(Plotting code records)
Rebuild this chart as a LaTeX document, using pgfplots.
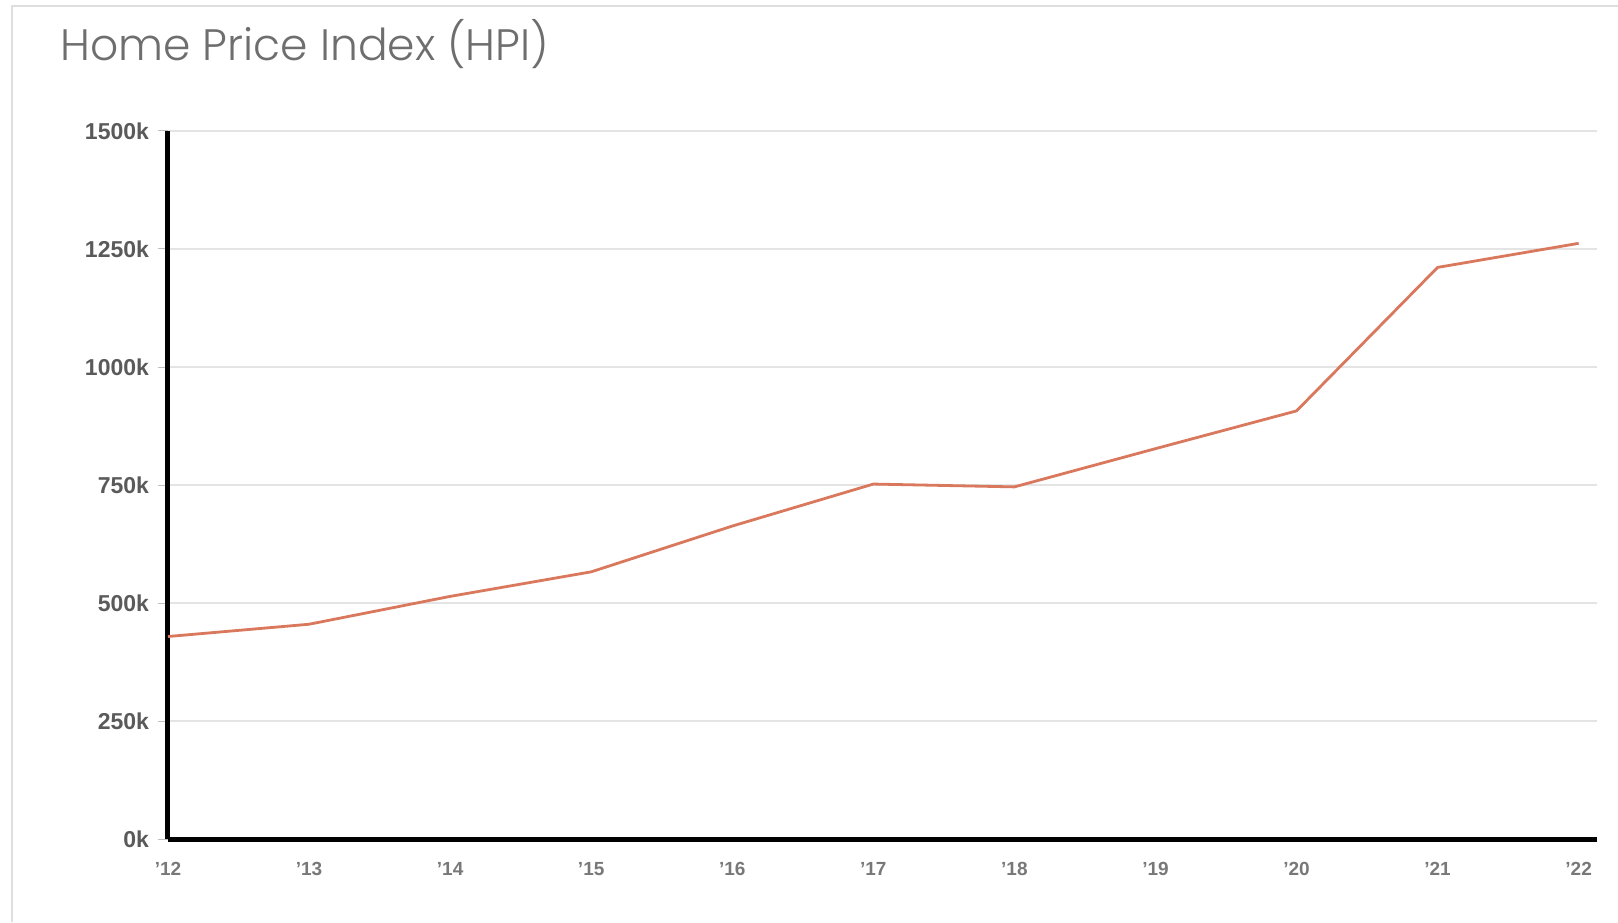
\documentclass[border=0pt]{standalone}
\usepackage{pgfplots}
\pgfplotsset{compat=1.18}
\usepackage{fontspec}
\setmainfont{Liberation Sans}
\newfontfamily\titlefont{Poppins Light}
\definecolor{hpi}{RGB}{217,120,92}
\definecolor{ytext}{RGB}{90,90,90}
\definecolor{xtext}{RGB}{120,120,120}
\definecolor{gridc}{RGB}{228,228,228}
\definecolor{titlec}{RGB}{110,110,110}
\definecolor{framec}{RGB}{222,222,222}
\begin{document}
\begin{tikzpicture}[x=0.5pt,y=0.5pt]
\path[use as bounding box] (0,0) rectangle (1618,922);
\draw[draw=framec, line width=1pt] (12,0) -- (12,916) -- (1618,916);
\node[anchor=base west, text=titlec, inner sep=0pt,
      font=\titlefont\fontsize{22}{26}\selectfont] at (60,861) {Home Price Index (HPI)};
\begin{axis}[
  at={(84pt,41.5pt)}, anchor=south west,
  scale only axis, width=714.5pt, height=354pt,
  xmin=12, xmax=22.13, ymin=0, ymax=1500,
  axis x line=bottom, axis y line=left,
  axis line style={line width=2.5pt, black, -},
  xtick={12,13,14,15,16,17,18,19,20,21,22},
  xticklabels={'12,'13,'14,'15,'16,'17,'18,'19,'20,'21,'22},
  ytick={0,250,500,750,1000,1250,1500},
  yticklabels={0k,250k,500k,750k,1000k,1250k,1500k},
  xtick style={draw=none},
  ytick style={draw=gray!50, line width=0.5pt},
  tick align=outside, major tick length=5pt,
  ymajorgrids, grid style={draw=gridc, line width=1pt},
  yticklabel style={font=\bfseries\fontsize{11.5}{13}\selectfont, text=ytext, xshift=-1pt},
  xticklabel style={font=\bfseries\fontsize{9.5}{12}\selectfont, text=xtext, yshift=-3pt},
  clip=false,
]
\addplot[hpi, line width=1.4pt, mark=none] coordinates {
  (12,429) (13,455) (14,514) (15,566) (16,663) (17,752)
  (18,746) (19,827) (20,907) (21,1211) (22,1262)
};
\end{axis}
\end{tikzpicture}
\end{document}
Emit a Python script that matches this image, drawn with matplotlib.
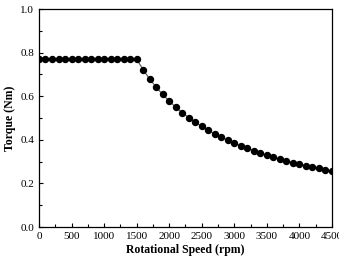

*THE REQUEST*.
Set the listing down in full and exactly. Pictures within it should not appear in the copy.

*FINAL ANSWER*.
Rebuild this chart as a LaTeX document, using pgfplots.
\documentclass[border=0pt]{standalone}
\usepackage{pgfplots}
\pgfplotsset{compat=1.18}
\usepackage{fontspec}
\setmainfont{Liberation Sans}
\newfontfamily\titlefont{Poppins Light}
\definecolor{hpi}{RGB}{217,120,92}
\definecolor{ytext}{RGB}{90,90,90}
\definecolor{xtext}{RGB}{120,120,120}
\definecolor{gridc}{RGB}{228,228,228}
\definecolor{titlec}{RGB}{110,110,110}
\definecolor{framec}{RGB}{222,222,222}
\begin{document}
\begin{tikzpicture}[x=0.5pt,y=0.5pt]
\path[use as bounding box] (0,0) rectangle (1618,922);
\draw[draw=framec, line width=1pt] (12,0) -- (12,916) -- (1618,916);
\node[anchor=base west, text=titlec, inner sep=0pt,
      font=\titlefont\fontsize{22}{26}\selectfont] at (60,861) {Home Price Index (HPI)};
\begin{axis}[
  at={(84pt,41.5pt)}, anchor=south west,
  scale only axis, width=714.5pt, height=354pt,
  xmin=12, xmax=22.13, ymin=0, ymax=1500,
  axis x line=bottom, axis y line=left,
  axis line style={line width=2.5pt, black, -},
  xtick={12,13,14,15,16,17,18,19,20,21,22},
  xticklabels={'12,'13,'14,'15,'16,'17,'18,'19,'20,'21,'22},
  ytick={0,250,500,750,1000,1250,1500},
  yticklabels={0k,250k,500k,750k,1000k,1250k,1500k},
  xtick style={draw=none},
  ytick style={draw=gray!50, line width=0.5pt},
  tick align=outside, major tick length=5pt,
  ymajorgrids, grid style={draw=gridc, line width=1pt},
  yticklabel style={font=\bfseries\fontsize{11.5}{13}\selectfont, text=ytext, xshift=-1pt},
  xticklabel style={font=\bfseries\fontsize{9.5}{12}\selectfont, text=xtext, yshift=-3pt},
  clip=false,
]
\addplot[hpi, line width=1.4pt, mark=none] coordinates {
  (12,429) (13,455) (14,514) (15,566) (16,663) (17,752)
  (18,746) (19,827) (20,907) (21,1211) (22,1262)
};
\end{axis}
\end{tikzpicture}
\end{document}
Emit a Python script that matches this image, drawn with matplotlib.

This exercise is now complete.